Unfortunately, there isn’t really a good example for us to do on the board; the Rayleigh-Ritz method mainly lends itself to the use of computers, since it’s most effective when we can use a large basis. I’ll at least set up a common example for you, which is the anharmonic oscillator: \hat{H} = \frac{\hat{p}^2}{2m} + \frac{1}{2} m \omega^2 \hat{x}^2 + \lambda \hat{x}^4. Perturbation theory can allow us to make some progress here, but no matter how small \lambda is the perturbative solution will always break down for the higher excited states. However, the Rayleigh-Ritz variational method is quite effective here. The unperturbed harmonic oscillator states \ket{n} give us a natural choice of trial basis, up to some chosen maximum n.

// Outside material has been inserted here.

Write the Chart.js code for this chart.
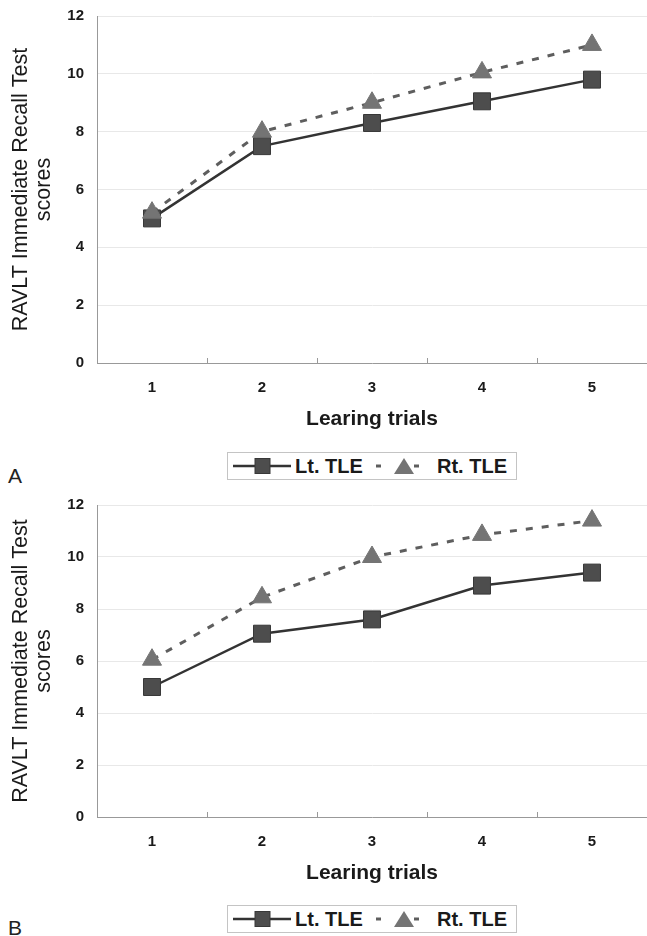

Working in that basis, we can rewrite \hat{x}^4 \propto (\hat{a} + \hat{a}^\dagger)^4 This gives us an extremely nice-looking Hamiltonian as a matrix in the trial basis. In particular, the Hamiltonian is band diagonal; the \hat{x}^4 term only connects state \ket{n} to states between \ket{n-4} and \ket{n+4}, and all other matrix elements further from the diagonal are guaranteed to be zero. Diagonalizing the Hamiltonian in some finite basis is thus relatively easy.

We can compare the Rayleigh-Ritz results for this simple case to numerical solutions to the full Schrodinger equation, and the variational method actually works extremely well; the convergence to the true solutions is found to be exponential in the size of the trial basis, even if \lambda is large! This is an example of a system where the variational method is extremely powerful. In fact, there sometimes exist proofs about convergence to the true solutions for Rayleigh-Ritz; the variational method can be rigorous after all!